I was extremely underwhelmed by Muse Dash, which also took me forever to get around to actually trying. The gameplay seems fine. What I saw in my brief time with it didn't really stand out to me, but there also wasn't really anything wrong with it either. What definitely is wrong with it though is that it kept pestering me to create an account even though I was just trying to play by myself offline, and also the UI seems completely unmanageable. Like the song picker would work but be mildly clunky if there were 20 songs in the game. It appears to have hundreds though, maybe more, and it's just really not suited for that. Yeah there appears to be a filter, but it's just a bunch of incomprehensible icons and very inaccessible for a new player. The art and music seemed ok though.
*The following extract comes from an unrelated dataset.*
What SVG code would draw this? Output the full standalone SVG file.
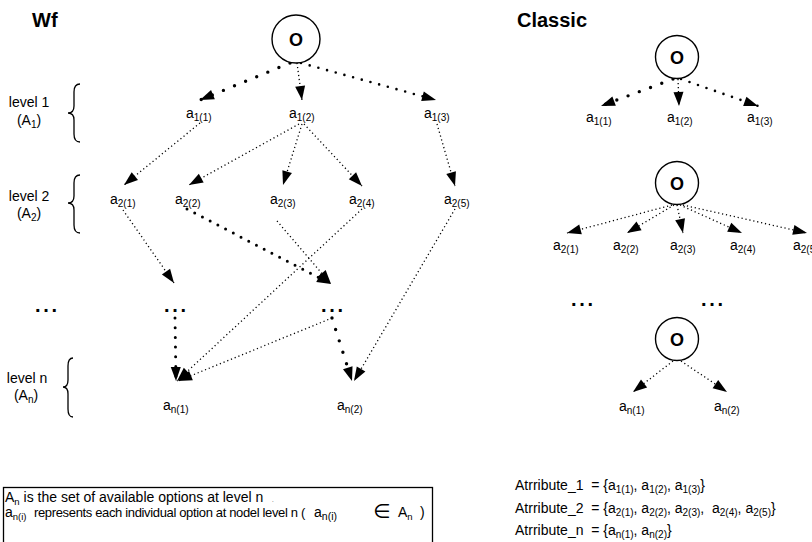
<svg xmlns="http://www.w3.org/2000/svg" width="812" height="542" viewBox="0 0 812 542">
<style>
text{font-family:"Liberation Sans",Arial,"DejaVu Sans",sans-serif;fill:#000}
.title{font-size:20px;font-weight:bold}
.o{font-size:18px;font-weight:bold;text-anchor:middle}
.lbl{font-size:14px}
.sub{font-size:10px}
.lsub{font-size:9.5px}
.lev{font-size:14px;text-anchor:middle}
.dots{font-size:20px;font-weight:bold;letter-spacing:2.7px}
.circ{fill:#fff;stroke:#000;stroke-width:1.4}
.brace{fill:none;stroke:#000;stroke-width:1.3}
.box{fill:#fff;stroke:#000;stroke-width:1.3}
.c{fill:none;stroke:#000;marker-end:url(#ah)}
.fine{stroke-width:1.3;stroke-dasharray:1.2 2.8}
.thick{stroke-width:3.4;stroke-linecap:round;stroke-dasharray:0 12}
.med{stroke-width:2.6;stroke-linecap:round;stroke-dasharray:0 9}
.med2{stroke-width:3;stroke-linecap:round;stroke-dasharray:0 8.7}
.vert{stroke-width:3;stroke-linecap:round;stroke-dasharray:0 9.7}
</style>
<defs>
<marker id="ah" markerUnits="userSpaceOnUse" markerWidth="15" markerHeight="11" refX="14" refY="5" orient="auto" overflow="visible">
<path d="M0,0 L14,5 L0,10 z" fill="#000"/>
</marker>
</defs>
<rect width="812" height="542" fill="#fff"/>

<g id="connectors">
<!-- Wf -->
<path class="c thick" d="M290,63 L200,100"/>
<path class="c fine" d="M297,63 L302,100"/>
<path class="c med" d="M301,63 L436,100"/>
<path class="c fine" d="M200,123 L124,185"/>
<path class="c fine" d="M299,124 L189,185"/>
<path class="c fine" d="M302,124 L283,185"/>
<path class="c fine" d="M304,124 L362,186"/>
<path class="c fine" d="M437,124 L455,186"/>
<path class="c fine" d="M123,210 L174,283"/>
<path class="c med2" d="M187,209 L331,284"/>
<path class="c fine" d="M277,221 L331,284"/>
<path class="c fine" d="M362,209 L177,381"/>
<path class="c fine" d="M455,209 L354,381"/>
<path class="c vert" d="M175,318 L176,381"/>
<path class="c fine" d="M332,318 L178,381"/>
<path class="c thick" d="M332,318 L352,381"/>
<!-- Classic -->
<path class="c thick" d="M673,79 L601,106"/>
<path class="c fine" d="M678,79 L679,106"/>
<path class="c med" d="M681,79 L758,106"/>
<path class="c fine" d="M672,205 L567,233"/>
<path class="c fine" d="M674,205 L627,233"/>
<path class="c fine" d="M677,205 L683,233"/>
<path class="c fine" d="M680,205 L742,233"/>
<path class="c fine" d="M683,205 L807,233"/>
<path class="c fine" d="M673,361 L633,392"/>
<path class="c fine" d="M681,361 L727,392"/>
</g>

<g id="title-wf"><text class="title" x="32" y="27">Wf</text></g>
<g id="title-classic"><text class="title" x="517" y="27">Classic</text></g>

<g id="wf-root"><circle class="circ" cx="296" cy="39" r="24"/><text class="o" x="296" y="46">O</text></g>

<g id="level1"><text class="lev" x="29" y="107">level 1</text><text class="lev" x="29" y="125">(A<tspan class="sub" dy="3">1</tspan><tspan dy="-3">)</tspan></text>
<path class="brace" d="M80,84 Q74,84 74,92 L74,106 Q74,113 68,113 Q74,113 74,120 L74,134 Q74,142 80,142"/></g>
<g id="level2"><text class="lev" x="29" y="201">level 2</text><text class="lev" x="29" y="218">(A<tspan class="sub" dy="3">2</tspan><tspan dy="-3">)</tspan></text>
<path class="brace" d="M80,175 Q74,175 74,183 L74,196 Q74,203 68,203 Q74,203 74,210 L74,225 Q74,233 80,233"/></g>
<g id="leveln"><text class="lev" x="27" y="383">level n</text><text class="lev" x="26" y="400">(A<tspan class="sub" dy="3">n</tspan><tspan dy="-3">)</tspan></text>
<path class="brace" d="M73,358 Q68,358 68,366 L68,380 Q68,387 63,387 Q68,387 68,394 L68,409 Q68,417 73,417"/></g>

<g id="wf-a11"><text class="lbl" x="186" y="118">a<tspan class="sub" dy="3">1(1)</tspan></text></g>
<g id="wf-a12"><text class="lbl" x="289" y="118">a<tspan class="sub" dy="3">1(2)</tspan></text></g>
<g id="wf-a13"><text class="lbl" x="424" y="118">a<tspan class="sub" dy="3">1(3)</tspan></text></g>
<g id="wf-a21"><text class="lbl" x="110" y="204">a<tspan class="sub" dy="3">2(1)</tspan></text></g>
<g id="wf-a22"><text class="lbl" x="175" y="204">a<tspan class="sub" dy="3">2(2)</tspan></text></g>
<g id="wf-a23"><text class="lbl" x="270" y="204">a<tspan class="sub" dy="3">2(3)</tspan></text></g>
<g id="wf-a24"><text class="lbl" x="349" y="204">a<tspan class="sub" dy="3">2(4)</tspan></text></g>
<g id="wf-a25"><text class="lbl" x="444" y="204">a<tspan class="sub" dy="3">2(5)</tspan></text></g>
<g id="wf-dots-left"><text class="dots" x="35" y="312">...</text></g>
<g id="wf-dots-mid"><text class="dots" x="164" y="312">...</text></g>
<g id="wf-dots-right"><text class="dots" x="321" y="312">...</text></g>
<g id="wf-an1"><text class="lbl" x="163" y="410">a<tspan class="sub" dy="3">n(1)</tspan></text></g>
<g id="wf-an2"><text class="lbl" x="337" y="410">a<tspan class="sub" dy="3">n(2)</tspan></text></g>

<g id="cl-root1"><circle class="circ" cx="677" cy="57" r="21.5"/><text class="o" x="677" y="64">O</text></g>
<g id="cl-a11"><text class="lbl" x="586" y="122">a<tspan class="sub" dy="3">1(1)</tspan></text></g>
<g id="cl-a12"><text class="lbl" x="667" y="122">a<tspan class="sub" dy="3">1(2)</tspan></text></g>
<g id="cl-a13"><text class="lbl" x="747" y="122">a<tspan class="sub" dy="3">1(3)</tspan></text></g>
<g id="cl-root2"><circle class="circ" cx="677" cy="183" r="21.5"/><text class="o" x="677" y="190">O</text></g>
<g id="cl-a21"><text class="lbl" x="553" y="250">a<tspan class="sub" dy="3">2(1)</tspan></text></g>
<g id="cl-a22"><text class="lbl" x="613" y="250">a<tspan class="sub" dy="3">2(2)</tspan></text></g>
<g id="cl-a23"><text class="lbl" x="670" y="250">a<tspan class="sub" dy="3">2(3)</tspan></text></g>
<g id="cl-a24"><text class="lbl" x="730" y="250">a<tspan class="sub" dy="3">2(4)</tspan></text></g>
<g id="cl-a25"><text class="lbl" x="793" y="250">a<tspan class="sub" dy="3">2(5)</tspan></text></g>
<g id="cl-dots-left"><text class="dots" x="571" y="306">...</text></g>
<g id="cl-dots-right"><text class="dots" x="701" y="306">...</text></g>
<g id="cl-root3"><circle class="circ" cx="677" cy="339" r="21.5"/><text class="o" x="677" y="346">O</text></g>
<g id="cl-an1"><text class="lbl" x="619" y="411">a<tspan class="sub" dy="3">n(1)</tspan></text></g>
<g id="cl-an2"><text class="lbl" x="714" y="411">a<tspan class="sub" dy="3">n(2)</tspan></text></g>

<g id="attributes">
<text class="lbl" x="515" y="490" xml:space="preserve">Atrribute_1  = {a<tspan class="sub" dy="3">1(1)</tspan><tspan dy="-3">, a</tspan><tspan class="sub" dy="3">1(2)</tspan><tspan dy="-3">, a</tspan><tspan class="sub" dy="3">1(3)</tspan><tspan dy="-3">}</tspan></text>
<text class="lbl" x="515" y="513" xml:space="preserve">Atrribute_2  = {a<tspan class="sub" dy="3">2(1)</tspan><tspan dy="-3">, a</tspan><tspan class="sub" dy="3">2(2)</tspan><tspan dy="-3">, a</tspan><tspan class="sub" dy="3">2(3)</tspan><tspan dy="-3">,  a</tspan><tspan class="sub" dy="3">2(4)</tspan><tspan dy="-3">, a</tspan><tspan class="sub" dy="3">2(5)</tspan><tspan dy="-3">}</tspan></text>
<text class="lbl" x="515" y="535" xml:space="preserve">Atrribute_n  = {a<tspan class="sub" dy="3">n(1)</tspan><tspan dy="-3">, a</tspan><tspan class="sub" dy="3">n(2)</tspan><tspan dy="-3">}</tspan></text>
</g>

<g id="legend">
<rect class="box" x="3.5" y="487.5" width="429" height="60"/>
<text x="5" y="502" style="font-size:14px">A<tspan class="lsub" dy="3">n</tspan><tspan dy="-3"> is the set of available options at level n</tspan></text>
<text x="272" y="502" style="font-size:6px">.</text>
<text x="5" y="517" style="font-size:14px">a<tspan class="lsub" dy="3">n(i)</tspan></text>
<text x="34" y="517" style="font-size:13px;letter-spacing:-0.35px">represents each individual option at nodel level n (</text>
<text x="314" y="517" style="font-size:14px">a<tspan style="font-size:10.5px" dy="3">n(i)</tspan></text>
<text x="373" y="518" style="font-size:20px">∈</text>
<text x="398" y="517" style="font-size:14px">A<tspan class="lsub" dy="3">n</tspan></text>
<text x="420" y="517" style="font-size:14px">)</text>
</g>
</svg>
Speaking of ok, there's also Luna's Fishing Garden. It had some better than ok moments, but overall...it's ok. The default/challenging fishing minigame did not feel good to me at all, and the relaxed/easy mode was a bit boring, but I got over it because it turns out you don't actually have to do it all that much once the game gets going. It's pretty chill, and there's some cute pixel art and characters. Shout out to the "you caught a fish" animation in particular for being adorable. Most of the time I felt like progression was pretty well balanced, but toward the end there was definitely a significant amount of waiting around to get enough of certain resources that dragged it out longer than it really needed to. Aside from that though? It's ok!
And then since I said ten at the beginning, uh...Townscaper exists? Let's include that even though it wouldn't be hard to argue it's not a game. I'm pretty sure I got it in a game bundle though, and it's on Steam, so let's just go with that. It's fun to poke at for a little while and see what you can build with it. And that's about all there is to it.